Smith became rich during the Revolutionary War as a flour merchant and sometimes was derided as a war profiteer for selling his goods to the troops. Later, when he lived at Eutaw Manor, he served as a delegate to the Continental Congress, in the U.S. House of Representatives and in the Maryland Senate. He died in 1814.

The Eutaw Manor home burned down in 1865, an event that was chronicled in local newspapers. Smith's descendants who lived there were preparing to welcome guests for a christening when the fire broke out, Shellenhamer said.

Artifacts that have been found include some with signs of being damaged by fire, Shellenhamer said.

In addition to finding bits of pottery, glass and household items, the dig participants have discovered an underground pile of oyster shells that are likely from the early 1800s, as well as artifacts from the late 1700s in another part of the property -- possibly the remains of an earlier structure, Shellenhamer said.

Kraus said it was rewarding to work with volunteers on the nine-day dig. Some who signed up to help for just a half-day ended up coming back every day, she said.

"It's thrilling," Kraus said. "They've all been very enthusiastic."

Best yet, the volunteers were able to find "an embarrassment of riches" in the artifacts, she said.

"We were very nervous; we said, `Please just let us find something,"' Kraus said. "I've never heard of anyone being this lucky."

Friends Jeanne Marsh and Ron Roski and 10-year-old neighborhood resident Sophia Manni bent over a mesh screen one afternoon, shaking it in hopes that piles of dirt would reveal tiny fragments of artifacts.

They found bits of ceramic, glass, charcoal and brick, as well as hand-made nails.

Marsh, a member of the Archaeological Society of Maryland, was thrilled to participate in a project within the city. Many archaeological digs are out in the suburbs, she said, because much of the city has been paved over, making urban digs a rarity.

Sophia got a kick out of getting a firsthand look at history. She recently read about the Civil War and the evolution of women's rights.

"I love figuring out how people lived back then," she said.

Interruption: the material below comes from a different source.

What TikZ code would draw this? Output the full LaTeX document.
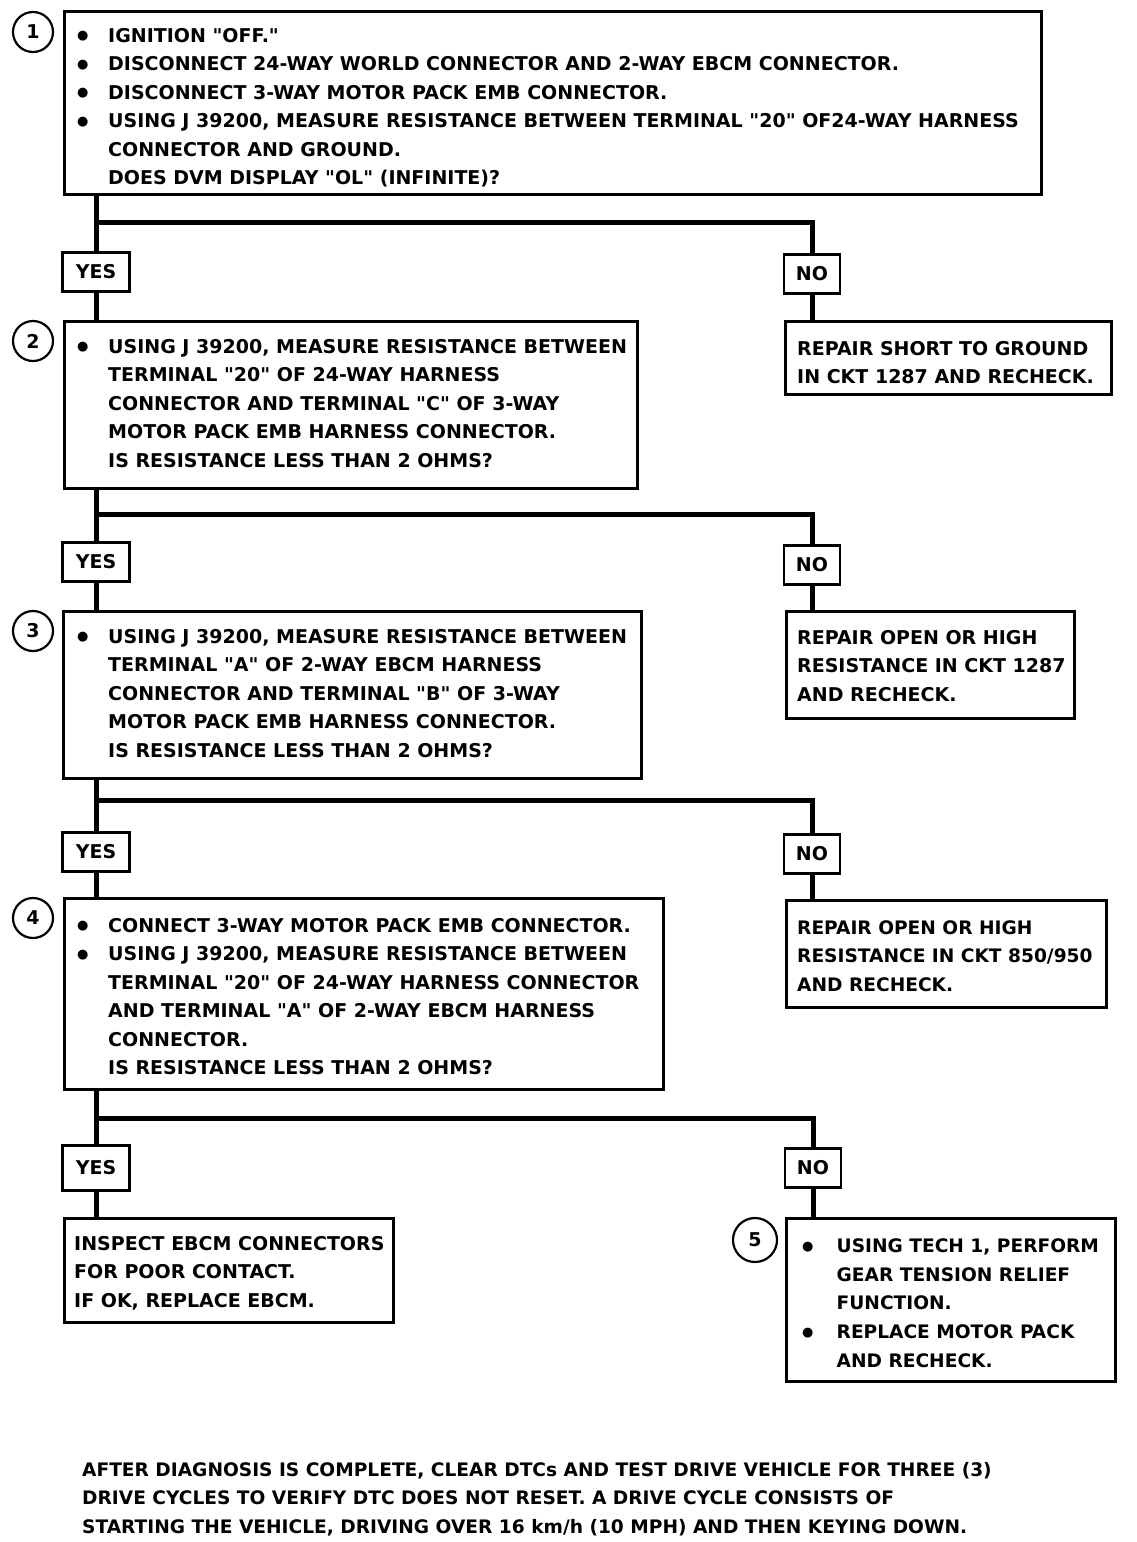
\documentclass[tikz,border=0pt]{standalone}
\usepackage{fontspec}
\setmainfont{DejaVu Sans}[Ligatures=TeXOff]
\newcommand\bul[1][32pt]{\makebox[#1][l]{\hspace*{1pt}\raisebox{2.2pt}{\fontsize{13}{13}\selectfont ●}}}
\newcommand\ind[1][32pt]{\hspace*{#1}}
\begin{document}
\begin{tikzpicture}[x=1pt,y=-1pt,
  box/.style={draw, line width=3pt, rectangle, anchor=north west, inner sep=0pt},
  txt/.style={anchor=north west, inner sep=0pt, align=left, font=\fontsize{19}{28.5}\selectfont\bfseries},
  lab/.style={draw, line width=2.5pt, rectangle, minimum height=39pt, inner sep=0pt, font=\fontsize{19}{24}\selectfont\bfseries},
  num/.style={draw, line width=2.2pt, circle, minimum size=40pt, inner sep=0pt, font=\fontsize{19}{20}\selectfont\bfseries},
  link/.style={line width=5pt}]
\useasboundingbox (0,0) rectangle (1136,1542);
\fill[white] (0,0) rectangle (1136,1542);

% step boxes
\node[box, minimum width=977pt, minimum height=183pt] (b1) at (63,10) {};
\node[box, minimum width=573pt, minimum height=167pt] (b2) at (63,320) {};
\node[box, minimum width=578pt, minimum height=167pt] (b3) at (62,610) {};
\node[box, minimum width=599pt, minimum height=191pt] (b4) at (63,897) {};
\node[box, minimum width=326pt, minimum height=73pt] (r1) at (784,320) {};
\node[box, minimum width=288pt, minimum height=107pt] (r2) at (785,610) {};
\node[box, minimum width=320pt, minimum height=107pt] (r3) at (785,899) {};
\node[box, minimum width=329pt, minimum height=104pt] (ins) at (63,1217) {};
\node[box, minimum width=329pt, minimum height=163pt] (b5) at (785,1217) {};

% texts
\node[txt, xshift=13pt, yshift=-12pt] (t1) at (b1.north west) {\begin{tabular}{@{}l@{}}
\bul IGNITION "OFF."\\
\bul DISCONNECT 24-WAY WORLD CONNECTOR AND 2-WAY EBCM CONNECTOR.\\
\bul DISCONNECT 3-WAY MOTOR PACK EMB CONNECTOR.\\
\bul USING J 39200, MEASURE RESISTANCE BETWEEN TERMINAL "20" OF24-WAY HARNESS\\
\ind CONNECTOR AND GROUND.\\
\ind DOES DVM DISPLAY "OL" (INFINITE)?
\end{tabular}};
\node[txt, xshift=13pt, yshift=-13pt] (t2) at (b2.north west) {\begin{tabular}{@{}l@{}}
\bul USING J 39200, MEASURE RESISTANCE BETWEEN\\
\ind TERMINAL "20" OF 24-WAY HARNESS\\
\ind CONNECTOR AND TERMINAL "C" OF 3-WAY\\
\ind MOTOR PACK EMB HARNESS CONNECTOR.\\
\ind IS RESISTANCE LESS THAN 2 OHMS?
\end{tabular}};
\node[txt, xshift=14pt, yshift=-13pt] (t3) at (b3.north west) {\begin{tabular}{@{}l@{}}
\bul USING J 39200, MEASURE RESISTANCE BETWEEN\\
\ind TERMINAL "A" OF 2-WAY EBCM HARNESS\\
\ind CONNECTOR AND TERMINAL "B" OF 3-WAY\\
\ind MOTOR PACK EMB HARNESS CONNECTOR.\\
\ind IS RESISTANCE LESS THAN 2 OHMS?
\end{tabular}};
\node[txt, xshift=13pt, yshift=-15pt] (t4) at (b4.north west) {\begin{tabular}{@{}l@{}}
\bul CONNECT 3-WAY MOTOR PACK EMB CONNECTOR.\\
\bul USING J 39200, MEASURE RESISTANCE BETWEEN\\
\ind TERMINAL "20" OF 24-WAY HARNESS CONNECTOR\\
\ind AND TERMINAL "A" OF 2-WAY EBCM HARNESS\\
\ind CONNECTOR.\\
\ind IS RESISTANCE LESS THAN 2 OHMS?
\end{tabular}};
\node[txt, xshift=13pt, yshift=-15pt] (tr1) at (r1.north west) {\begin{tabular}{@{}l@{}}
REPAIR SHORT TO GROUND\\
IN CKT 1287 AND RECHECK.
\end{tabular}};
\node[txt, xshift=12pt, yshift=-14pt] (tr2) at (r2.north west) {\begin{tabular}{@{}l@{}}
REPAIR OPEN OR HIGH\\
RESISTANCE IN CKT 1287\\
AND RECHECK.
\end{tabular}};
\node[txt, xshift=12pt, yshift=-15pt, font=\fontsize{18.6}{28.5}\selectfont\bfseries] (tr3) at (r3.north west) {\begin{tabular}{@{}l@{}}
REPAIR OPEN OR HIGH\\
RESISTANCE IN CKT 850/950\\
AND RECHECK.
\end{tabular}};
\node[txt, xshift=11pt, yshift=-13pt] (tins) at (ins.north west) {\begin{tabular}{@{}l@{}}
INSPECT EBCM CONNECTORS\\
FOR POOR CONTACT.\\
IF OK, REPLACE EBCM.
\end{tabular}};
\node[txt, xshift=16pt, yshift=-15pt, font=\fontsize{18.6}{28.8}\selectfont\bfseries] (t5) at (b5.north west) {\begin{tabular}{@{}l@{}}
\bul[29pt] USING TECH 1, PERFORM\\
\ind[29pt] GEAR TENSION RELIEF\\
\ind[29pt] FUNCTION.\\
\bul[29pt] REPLACE MOTOR PACK\\
\ind[29pt] AND RECHECK.
\end{tabular}};

% step numbers
\node[num] (c1) at (33,32) {1};
\node[num] (c2) at (33,341) {2};
\node[num] (c3) at (33,631) {3};
\node[num] (c4) at (33,918) {4};
\node[num, minimum size=44pt] (c5) at (755,1240) {5};

% yes / no labels
\node[lab, minimum width=67pt] (y1) at (96,272) {YES};
\node[lab, minimum width=56pt] (n1) at (812,274) {NO};
\node[lab, minimum width=67pt] (y2) at (96,562) {YES};
\node[lab, minimum width=56pt] (n2) at (812,565) {NO};
\node[lab, minimum width=67pt] (y3) at (96,852) {YES};
\node[lab, minimum width=56pt] (n3) at (812,854) {NO};
\node[lab, minimum width=67pt, minimum height=45pt] (y4) at (96,1168) {YES};
\node[lab, minimum width=56pt] (n4) at (813,1168) {NO};

% junction coordinates
\coordinate (j1) at (96,222);  \coordinate (k1) at (812,222);
\coordinate (j2) at (96,514);  \coordinate (k2) at (812,514);
\coordinate (j3) at (96,800);  \coordinate (k3) at (812,800);
\coordinate (j4) at (96,1118); \coordinate (k4) at (813,1118);

% connectors
\draw[link] (b1.south -| j1) -- (y1.north);
\draw[link] (j1) -- (k1) -- (n1.north);
\draw[link] (y1.south) -- (y1.south |- b2.north);
\draw[link] (n1.south) -- (n1.south |- r1.north);

\draw[link] (b2.south -| j2) -- (y2.north);
\draw[link] (j2) -- (k2) -- (n2.north);
\draw[link] (y2.south) -- (y2.south |- b3.north);
\draw[link] (n2.south) -- (n2.south |- r2.north);

\draw[link] (b3.south -| j3) -- (y3.north);
\draw[link] (j3) -- (k3) -- (n3.north);
\draw[link] (y3.south) -- (y3.south |- b4.north);
\draw[link] (n3.south) -- (n3.south |- r3.north);

\draw[link] (b4.south -| j4) -- (y4.north);
\draw[link] (j4) -- (k4) -- (n4.north);
\draw[link] (y4.south) -- (y4.south |- ins.north);
\draw[link] (n4.south) -- (n4.south |- b5.north);

% footer
\node[txt, font=\fontsize{18.6}{28.5}\selectfont\bfseries] (foot) at (82,1456) {\begin{tabular}{@{}l@{}}
AFTER DIAGNOSIS IS COMPLETE, CLEAR DTCs AND TEST DRIVE VEHICLE FOR THREE (3)\\
DRIVE CYCLES TO VERIFY DTC DOES NOT RESET. A DRIVE CYCLE CONSISTS OF\\
STARTING THE VEHICLE, DRIVING OVER 16 km/h (10 MPH) AND THEN KEYING DOWN.
\end{tabular}};
\end{tikzpicture}
\end{document}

Now that the dig is over, Kraus, Shellenhamer and volunteers will clean and catalog the artifacts. Organizers hope to have another dig at Herring Run if they can find funding. A small grant from Preserve Maryland covered the costs of this year's dig.

Kraus, who works for the Maryland Environmental Trust and the State Highway Administration, and Shellenhamer, who works for RK&K Engineers, used vacation time to run the dig.

"This has been a really great experience," Shellenhamer said. "We met a whole lot of neighbors."